GIVEN REQUEST — Show every line in the entries below where the word "that" appears.

DATA LISTING —
---------------

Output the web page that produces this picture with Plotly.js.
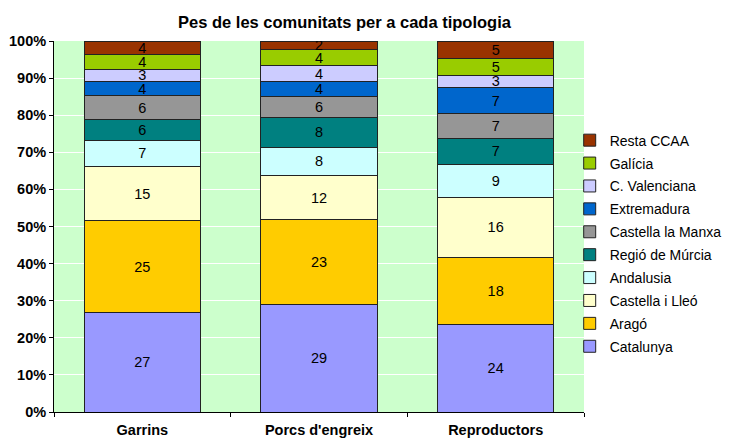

---------------

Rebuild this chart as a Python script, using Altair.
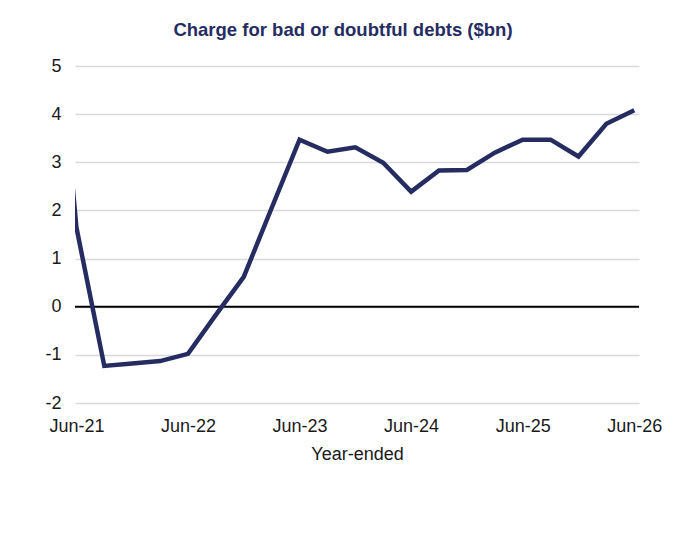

---------------

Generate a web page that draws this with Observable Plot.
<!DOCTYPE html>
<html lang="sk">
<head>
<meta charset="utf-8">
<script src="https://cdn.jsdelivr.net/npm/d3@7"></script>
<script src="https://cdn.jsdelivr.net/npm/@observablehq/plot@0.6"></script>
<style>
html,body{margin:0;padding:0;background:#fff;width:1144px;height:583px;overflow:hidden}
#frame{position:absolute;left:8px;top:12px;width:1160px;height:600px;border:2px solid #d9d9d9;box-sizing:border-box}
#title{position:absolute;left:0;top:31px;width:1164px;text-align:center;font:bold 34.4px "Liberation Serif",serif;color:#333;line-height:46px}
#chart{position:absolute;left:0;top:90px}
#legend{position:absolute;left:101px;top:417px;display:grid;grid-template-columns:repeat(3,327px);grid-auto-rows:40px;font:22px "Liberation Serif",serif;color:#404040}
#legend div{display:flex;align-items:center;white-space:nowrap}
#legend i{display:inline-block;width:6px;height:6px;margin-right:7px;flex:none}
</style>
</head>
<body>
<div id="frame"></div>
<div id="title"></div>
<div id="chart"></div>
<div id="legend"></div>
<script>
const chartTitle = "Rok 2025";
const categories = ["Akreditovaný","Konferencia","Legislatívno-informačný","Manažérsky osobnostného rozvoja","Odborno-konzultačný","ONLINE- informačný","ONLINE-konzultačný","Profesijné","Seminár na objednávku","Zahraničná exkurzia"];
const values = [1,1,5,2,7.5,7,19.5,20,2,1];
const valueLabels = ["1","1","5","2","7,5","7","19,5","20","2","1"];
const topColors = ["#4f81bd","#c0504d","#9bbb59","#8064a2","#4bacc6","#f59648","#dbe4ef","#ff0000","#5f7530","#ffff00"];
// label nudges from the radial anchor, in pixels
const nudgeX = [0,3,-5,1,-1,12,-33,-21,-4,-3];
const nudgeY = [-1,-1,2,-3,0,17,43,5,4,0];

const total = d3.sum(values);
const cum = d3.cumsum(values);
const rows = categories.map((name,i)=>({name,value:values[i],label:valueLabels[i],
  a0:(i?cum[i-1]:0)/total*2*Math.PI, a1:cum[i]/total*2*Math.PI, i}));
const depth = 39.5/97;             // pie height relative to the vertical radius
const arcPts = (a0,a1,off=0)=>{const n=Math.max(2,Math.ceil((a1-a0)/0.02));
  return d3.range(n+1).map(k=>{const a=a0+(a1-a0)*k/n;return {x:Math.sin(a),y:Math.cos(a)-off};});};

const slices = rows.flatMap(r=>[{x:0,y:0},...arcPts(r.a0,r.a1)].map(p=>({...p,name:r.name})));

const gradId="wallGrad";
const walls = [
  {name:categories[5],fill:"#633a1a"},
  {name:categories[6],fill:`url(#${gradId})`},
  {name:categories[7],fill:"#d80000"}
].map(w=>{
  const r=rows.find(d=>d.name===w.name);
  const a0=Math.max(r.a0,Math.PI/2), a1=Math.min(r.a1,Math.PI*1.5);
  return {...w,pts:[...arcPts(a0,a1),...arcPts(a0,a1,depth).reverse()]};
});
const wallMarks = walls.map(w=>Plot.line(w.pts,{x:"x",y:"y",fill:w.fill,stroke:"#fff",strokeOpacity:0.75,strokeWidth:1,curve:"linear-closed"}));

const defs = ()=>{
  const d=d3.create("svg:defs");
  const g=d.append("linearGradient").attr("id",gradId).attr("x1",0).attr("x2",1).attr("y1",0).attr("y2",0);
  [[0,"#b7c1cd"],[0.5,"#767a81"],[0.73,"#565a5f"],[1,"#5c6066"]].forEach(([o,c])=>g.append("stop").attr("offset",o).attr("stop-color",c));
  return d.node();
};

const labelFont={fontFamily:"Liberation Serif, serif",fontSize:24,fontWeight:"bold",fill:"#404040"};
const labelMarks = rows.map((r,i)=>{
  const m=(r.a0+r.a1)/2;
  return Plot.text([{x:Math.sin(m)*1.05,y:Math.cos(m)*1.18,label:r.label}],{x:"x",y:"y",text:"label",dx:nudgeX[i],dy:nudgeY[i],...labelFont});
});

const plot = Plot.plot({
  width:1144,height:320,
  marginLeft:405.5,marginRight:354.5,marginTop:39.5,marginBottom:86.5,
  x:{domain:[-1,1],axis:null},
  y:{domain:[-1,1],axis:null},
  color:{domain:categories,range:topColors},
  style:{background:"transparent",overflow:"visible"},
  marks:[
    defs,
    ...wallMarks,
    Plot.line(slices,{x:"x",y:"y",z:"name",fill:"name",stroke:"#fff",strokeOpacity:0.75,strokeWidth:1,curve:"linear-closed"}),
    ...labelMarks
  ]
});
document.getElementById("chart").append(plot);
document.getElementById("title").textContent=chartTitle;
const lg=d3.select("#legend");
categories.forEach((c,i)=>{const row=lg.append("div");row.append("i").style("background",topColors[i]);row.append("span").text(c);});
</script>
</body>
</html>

---------------

SOLUTION TO THE PROBLEM —
Output the web page that produces this picture with Plotly.js.
Generate a web page that draws this with Observable Plot.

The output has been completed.